→ Problem statement: Your task is to retype the lines from the opening of the material through the line that includes "['#00b050', '#fe8428', '#b64a27', '#ffbb46', '#e64c23'];". Do not copy the pictures.

>> start Provided material

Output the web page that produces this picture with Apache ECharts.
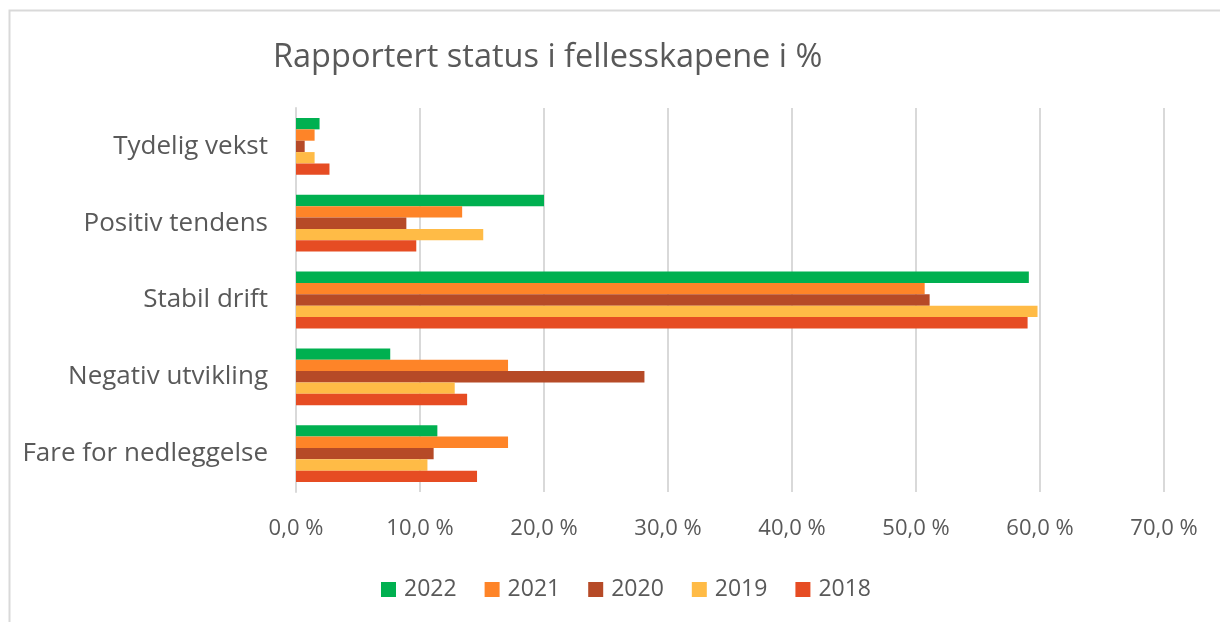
<!DOCTYPE html>
<html>
<head>
<meta charset="utf-8">
<script src="https://cdn.jsdelivr.net/npm/echarts@6/dist/echarts.min.js"></script>
<style>
html,body{margin:0;padding:0;background:#fff;}
#chart{width:1220px;height:622px;}
</style>
</head>
<body>
<div id="chart"></div>
<script>
const titleText = 'Rapportert status i fellesskapene i %';
const categories = ['Tydelig vekst', 'Positiv tendens', 'Stabil drift', 'Negativ utvikling', 'Fare for nedleggelse'];
const seriesNames = ['2022', '2021', '2020', '2019', '2018'];
const v2022 = [1.9, 20.0, 59.1, 7.6, 11.4];
const v2021 = [1.5, 13.4, 50.7, 17.1, 17.1];
const v2020 = [0.7, 8.9, 51.1, 28.1, 11.1];
const v2019 = [1.5, 15.1, 59.8, 12.8, 10.6];
const v2018 = [2.7, 9.7, 59.0, 13.8, 14.6];
const seriesValues = [v2022, v2021, v2020, v2019, v2018];
const colors = ['#00b050', '#fe8428', '#b64a27', '#ffbb46', '#e64c23'];

const FONT = '"Open Sans"';
const chart = echarts.init(document.getElementById('chart'), null, {renderer: 'canvas'});
chart.setOption({
  animation: false,
  backgroundColor: '#ffffff',
  title: {
    text: titleText,
    left: 268,
    top: 36,
    textStyle: {fontFamily: FONT, fontSize: 32.5, fontWeight: 'normal', color: '#595959'}
  },
  graphic: [{
    type: 'rect',
    shape: {x: 9.5, y: 10.5, width: 1400, height: 800},
    style: {fill: 'none', stroke: '#d9d9d9', lineWidth: 2},
    silent: true, z: -1
  }],
  legend: {
    data: seriesNames,
    bottom: 21,
    left: 381,
    itemWidth: 15,
    itemHeight: 15,
    itemGap: 28,
    padding: 0,
    icon: 'rect',
    textStyle: {fontFamily: FONT, fontSize: 23, color: '#595959', padding: [0, 0, 0, 3]}
  },
  grid: {left: 296, right: 56, top: 108, bottom: 130, containLabel: false},
  xAxis: {
    type: 'value',
    min: 0, max: 70, interval: 10,
    axisLine: {show: false},
    axisTick: {show: false},
    splitLine: {show: true, lineStyle: {color: '#d9d9d9', width: 2}},
    axisLabel: {
      fontFamily: FONT, fontSize: 22, color: '#595959', margin: 26,
      formatter: v => v.toFixed(1).replace('.', ',') + ' %'
    }
  },
  yAxis: {
    type: 'category',
    data: categories,
    inverse: true,
    axisLine: {show: true, lineStyle: {color: '#d9d9d9', width: 2}},
    axisTick: {show: false},
    axisLabel: {fontFamily: FONT, fontSize: 26, color: '#595959', margin: 28}
  },
  series: seriesNames.map((n, i) => ({
    name: n,
    type: 'bar',
    data: seriesValues[i],
    barGap: '0%',
    barCategoryGap: '26%',
    itemStyle: {color: colors[i]}
  }))
});
</script>
</body>
</html>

>> end Provided material

→ Output for this task:
Output the web page that produces this picture with Apache ECharts.
<!DOCTYPE html>
<html>
<head>
<meta charset="utf-8">
<script src="https://cdn.jsdelivr.net/npm/echarts@6/dist/echarts.min.js"></script>
<style>
html,body{margin:0;padding:0;background:#fff;}
#chart{width:1220px;height:622px;}
</style>
</head>
<body>
<div id="chart"></div>
<script>
const titleText = 'Rapportert status i fellesskapene i %';
const categories = ['Tydelig vekst', 'Positiv tendens', 'Stabil drift', 'Negativ utvikling', 'Fare for nedleggelse'];
const seriesNames = ['2022', '2021', '2020', '2019', '2018'];
const v2022 = [1.9, 20.0, 59.1, 7.6, 11.4];
const v2021 = [1.5, 13.4, 50.7, 17.1, 17.1];
const v2020 = [0.7, 8.9, 51.1, 28.1, 11.1];
const v2019 = [1.5, 15.1, 59.8, 12.8, 10.6];
const v2018 = [2.7, 9.7, 59.0, 13.8, 14.6];
const seriesValues = [v2022, v2021, v2020, v2019, v2018];
const colors = ['#00b050', '#fe8428', '#b64a27', '#ffbb46', '#e64c23'];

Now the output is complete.